# Monkey got a gun!



## The Watcher (Sep 13, 2008)

Not sure if this is the right place. But I think it is weird news. Enjoy!

Monkeying around! video by brushe2008 - Photobucket


----------



## CreeepyCathy (Mar 28, 2009)

I'm not seeing anything. But, it could be me.


----------



## The Watcher (Sep 13, 2008)

Click on the writing in the purple. It is a short video. The link worked for me.


----------



## RoxyBlue (Oct 6, 2008)

LOL, I love how the chimp holds the gun up over his head after firing several rounds.

Definitely a "Really Bad Idea" thing:googly:


----------



## scareme (Aug 29, 2006)

Somehow, I think these soldiers were on the the losing side.


----------



## CreeepyCathy (Mar 28, 2009)

I did not know that clicking on the title would take me to photobucket!! Do you know how many videos I have missed because I thought there was nothing there? OMG! I am sooo blonde. LOL I have a lot of catching up to do. lol Thanks, Y'all!  

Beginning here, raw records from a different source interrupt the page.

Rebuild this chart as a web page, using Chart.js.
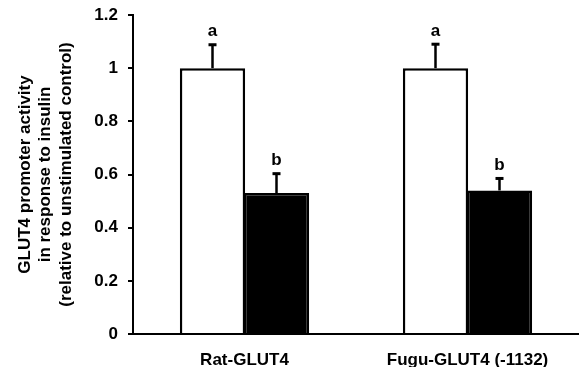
<!DOCTYPE html>
<html>
<head>
<meta charset="utf-8">
<script src="https://cdn.jsdelivr.net/npm/chart.js@4/dist/chart.umd.min.js"></script>
<style>
  body { margin: 0; background: #fff; }
  #wrap { width: 579px; height: 367px; }
</style>
</head>
<body>
<div id="wrap"><canvas id="chart" width="579" height="367"></canvas></div>
<script>
const groups = ['Rat-GLUT4', 'Fugu-GLUT4 (-1132)'];
const unstimulated = [1.0, 1.0];
const insulin = [0.53, 0.54];
const unstimErr = [0.09, 0.092];
const insulinErr = [0.075, 0.047];
const unstimLetters = ['a', 'a'];
const insulinLetters = ['b', 'b'];
const yMax = 1.2;
const yStep = 0.2;
const yTitle = ['GLUT4 promoter activity', 'in response to insulin', '(relative to unstimulated control)'];

const fontFamily = '"Liberation Sans", Arial, sans-serif';

// error bars + significance letters
const errorBars = {
    id: 'errorBars',
    afterDatasetsDraw(chart) {
        const c = chart.ctx;
        const yScale = chart.scales.y;
        chart.data.datasets.forEach((ds, i) => {
            const meta = chart.getDatasetMeta(i);
            meta.data.forEach((bar, j) => {
                const top = yScale.getPixelForValue(ds.data[j]);
                const cap = yScale.getPixelForValue(ds.data[j] + ds.errors[j]);
                c.save();
                c.strokeStyle = '#000';
                c.lineWidth = 2.5;
                c.beginPath();
                c.moveTo(bar.x, top);
                c.lineTo(bar.x, cap);
                c.stroke();
                c.fillStyle = '#000';
                c.fillRect(bar.x - 4, cap - 1, 8, 3);
                c.font = 'bold 17px ' + fontFamily;
                c.textAlign = 'center';
                c.textBaseline = 'alphabetic';
                c.fillText(ds.letters[j], bar.x, cap - 8);
                c.restore();
            });
        });
    }
};

new Chart(document.querySelector('#chart'), {
    type: 'bar',
    data: {
        labels: groups,
        datasets: [{
            data: unstimulated,
            errors: unstimErr,
            letters: unstimLetters,
            backgroundColor: '#fff',
            borderColor: '#000',
            borderWidth: 2.5,
            categoryPercentage: 0.574,
            barPercentage: 1.02
        }, {
            data: insulin,
            errors: insulinErr,
            letters: insulinLetters,
            backgroundColor: '#000',
            borderColor: '#000',
            borderWidth: 2.5,
            categoryPercentage: 0.574,
            barPercentage: 1.02
        }]
    },
    options: {
        responsive: false,
        animation: false,
        layout: { padding: { top: 15, left: 0, right: 0, bottom: 0 } },
        plugins: {
            legend: { display: false },
            tooltip: { enabled: false }
        },
        scales: {
            x: {
                grid: { display: false },
                border: { display: true, color: '#000', width: 2 },
                ticks: {
                    color: '#000',
                    padding: 8,
                    font: { family: fontFamily, size: 17, weight: 'bold' }
                },
                afterFit(scale) { scale.height = 33; }
            },
            y: {
                min: 0,
                max: yMax,
                ticks: {
                    stepSize: yStep,
                    color: '#000',
                    padding: 10,
                    font: { family: fontFamily, size: 17, weight: 'bold' },
                    callback: v => String(Number(v.toFixed(1)))
                },
                grid: {
                    drawOnChartArea: false,
                    drawTicks: true,
                    tickLength: 5,
                    color: '#000',
                    lineWidth: 2
                },
                border: { display: true, color: '#000', width: 2 },
                title: {
                    display: true,
                    text: yTitle,
                    color: '#000',
                    padding: { top: 15, bottom: 0 },
                    font: { family: fontFamily, size: 17, weight: 'bold', lineHeight: 1.2 }
                },
                afterFit(scale) {
                    scale.width = 133;
                    scale.paddingTop = 0;
                    scale.paddingBottom = 0;
                }
            }
        }
    },
    plugins: [errorBars]
});
</script>
</body>
</html>
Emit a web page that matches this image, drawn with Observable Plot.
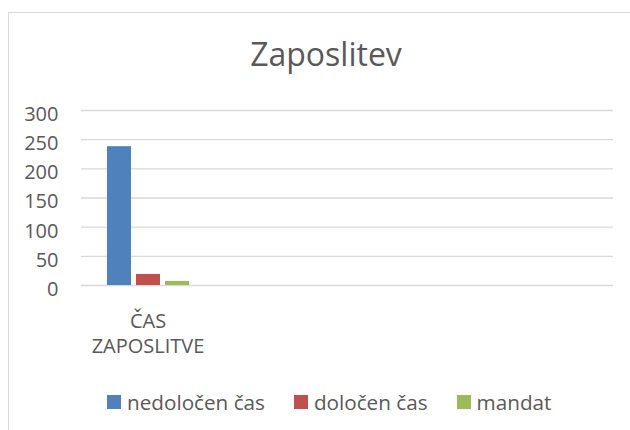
<!DOCTYPE html>
<html>
<head>
<meta charset="utf-8">
<script src="https://cdn.jsdelivr.net/npm/d3@7"></script>
<script src="https://cdn.jsdelivr.net/npm/@observablehq/plot@0.6"></script>
<style>
  html, body { margin: 0; padding: 0; background: #fff; }
  body { width: 630px; height: 430px; overflow: hidden; position: relative; font-family: "Open Sans", sans-serif; color: #595959; }
  #frame { position: absolute; left: 8px; top: 12px; width: 700px; height: 500px; border-left: 1.5px solid #d9d9d9; border-top: 1.5px solid #d9d9d9; }
  #title { position: absolute; left: 0; top: 34px; width: 652px; text-align: center; font-size: 32px; line-height: 40px; color: #595959; }
  #chart { position: absolute; left: 0; top: 90px; }
  #legend { position: absolute; left: 107px; top: 390px; display: flex; gap: 29px; font-size: 20.7px; line-height: 24px; color: #595959; }
  .item { display: flex; align-items: center; }
  .sw { width: 14px; height: 14px; margin-right: 6px; }
</style>
</head>
<body>
<div id="frame"></div>
<div id="title">Zaposlitev</div>
<div id="chart"></div>
<div id="legend"></div>
<script>
const categories = ["ČAS ZAPOSLITVE", "k2", "k3", "k4"];
const categoryLabels = ["ČAS\nZAPOSLITVE", "", "", ""];
const series = ["nedoločen čas", "določen čas", "mandat"];
const values = [238, 19, 7];
const colors = ["#4f81bd", "#c0504d", "#9bbb59"];
const yTicks = [0, 50, 100, 150, 200, 250, 300];

const rows = series.map((s, i) => ({category: categories[0], series: s, value: values[i]}));
const gridRows = categories.flatMap(c => yTicks.map(t => ({category: c, tick: t})));

const chart = Plot.plot({
  width: 630,
  height: 280,
  marginLeft: 81,
  marginRight: 17,
  marginTop: 20,
  marginBottom: 85,
  style: {fontFamily: "Open Sans", fontSize: "20px", color: "#595959", background: "transparent", overflow: "visible"},
  fx: {domain: categories, padding: 0, label: null},
  x: {domain: series, paddingInner: 0.186, paddingOuter: 0.847, axis: null},
  y: {domain: [0, 300], label: null, axis: null},
  color: {domain: series, range: colors},
  marks: [
    Plot.ruleY(gridRows, {fx: "category", y: "tick", stroke: "#d9d9d9", strokeOpacity: 1, strokeWidth: 1.3}),
    Plot.barY(rows, {fx: "category", x: "series", y: "value", fill: "series"}),
    Plot.axisY(yTicks, {tickSize: 0, tickPadding: 23, dy: 4, fontSize: 20, fill: "#595959", label: null}),
    Plot.axisFx({anchor: "bottom", tickSize: 0, tickPadding: 25, lineHeight: 1.25, fontSize: 20, fill: "#595959", label: null,
      tickFormat: d => categoryLabels[categories.indexOf(d)]})
  ]
});
document.getElementById("chart").appendChild(chart);

const legend = document.getElementById("legend");
series.forEach((s, i) => {
  const item = document.createElement("div");
  item.className = "item";
  const sw = document.createElement("span");
  sw.className = "sw";
  sw.style.background = colors[i];
  const label = document.createElement("span");
  label.textContent = s;
  item.appendChild(sw);
  item.appendChild(label);
  legend.appendChild(item);
});
</script>
</body>
</html>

And, that video was hilarious. I can't believe the soldiers hung around (although briefly) after the guy gave the chimp the gun. Even this dumb blonde would know to haul a$$. LOL


----------



## Spooky1 (Aug 25, 2008)

Maybe that's a trailer for the new Planet of the Apes. :googly:


----------



## charlie (Jul 9, 2007)

Looks staged/fake.


----------



## Grouf (May 3, 2010)

There is NO wrong place for that video. Idiots.... lol


----------